__Given information__.
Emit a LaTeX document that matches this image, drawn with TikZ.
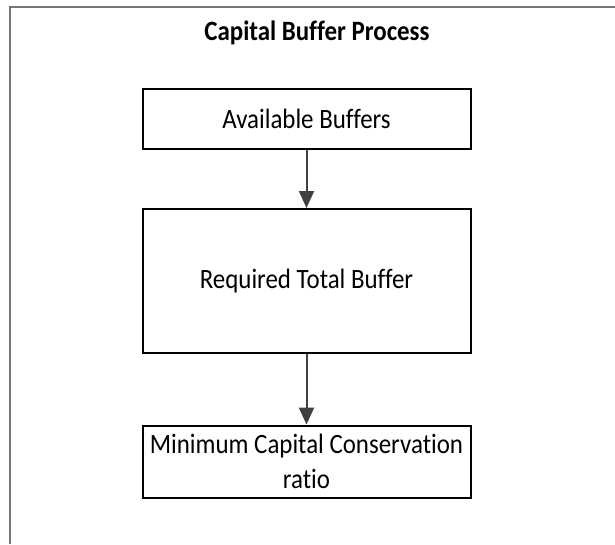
\documentclass[tikz,border=0pt]{standalone}
\usepackage{fontspec}
\setmainfont{Carlito}[Ligatures=NoCommon,FakeStretch=0.89]
\usetikzlibrary{arrows.meta,positioning}
\definecolor{framegray}{HTML}{767676}
\definecolor{arrowgray}{HTML}{404040}

\begin{document}
\begin{tikzpicture}[
  x=1pt,y=-1pt,
  font=\fontsize{28}{35}\selectfont,
  flow/.style={-{Triangle[length=17pt,width=15pt]},line width=2pt,draw=arrowgray,fill=arrowgray},
  box/.style={draw=black,line width=2pt,fill=white,
    align=center,minimum width=328pt,inner sep=2pt},
  frame/.style={draw=framegray,line width=2pt}
]
\useasboundingbox (0,0) rectangle (615,544);
\draw[frame] (10,544) -- (10,7) -- (615,7);
\node[font=\fontsize{28}{34}\selectfont\bfseries] (title) at (317,33) {Capital Buffer Process};
\node[box,minimum height=60pt] (avail) at (306.5,119) {Available Buffers};
\node[box,minimum height=144pt] (reqtotal) at (306.5,281) {Required Total Buffer};
\node[box,minimum height=72pt] (mincons) at (306.5,461.5)
  {Minimum Capital Conservation\\ratio};

\draw[flow] (avail) -- (reqtotal);
\draw[flow] (reqtotal) -- (mincons);
\end{tikzpicture}
\end{document}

__Task__. Write the listing above out again exactly, dropping each image.

__Solution for this task__.
Emit a LaTeX document that matches this image, drawn with TikZ.
\documentclass[tikz,border=0pt]{standalone}
\usepackage{fontspec}
\setmainfont{Carlito}[Ligatures=NoCommon,FakeStretch=0.89]
\usetikzlibrary{arrows.meta,positioning}
\definecolor{framegray}{HTML}{767676}
\definecolor{arrowgray}{HTML}{404040}

\begin{document}
\begin{tikzpicture}[
  x=1pt,y=-1pt,
  font=\fontsize{28}{35}\selectfont,
  flow/.style={-{Triangle[length=17pt,width=15pt]},line width=2pt,draw=arrowgray,fill=arrowgray},
  box/.style={draw=black,line width=2pt,fill=white,
    align=center,minimum width=328pt,inner sep=2pt},
  frame/.style={draw=framegray,line width=2pt}
]
\useasboundingbox (0,0) rectangle (615,544);
\draw[frame] (10,544) -- (10,7) -- (615,7);
\node[font=\fontsize{28}{34}\selectfont\bfseries] (title) at (317,33) {Capital Buffer Process};
\node[box,minimum height=60pt] (avail) at (306.5,119) {Available Buffers};
\node[box,minimum height=144pt] (reqtotal) at (306.5,281) {Required Total Buffer};
\node[box,minimum height=72pt] (mincons) at (306.5,461.5)
  {Minimum Capital Conservation\\ratio};

\draw[flow] (avail) -- (reqtotal);
\draw[flow] (reqtotal) -- (mincons);
\end{tikzpicture}
\end{document}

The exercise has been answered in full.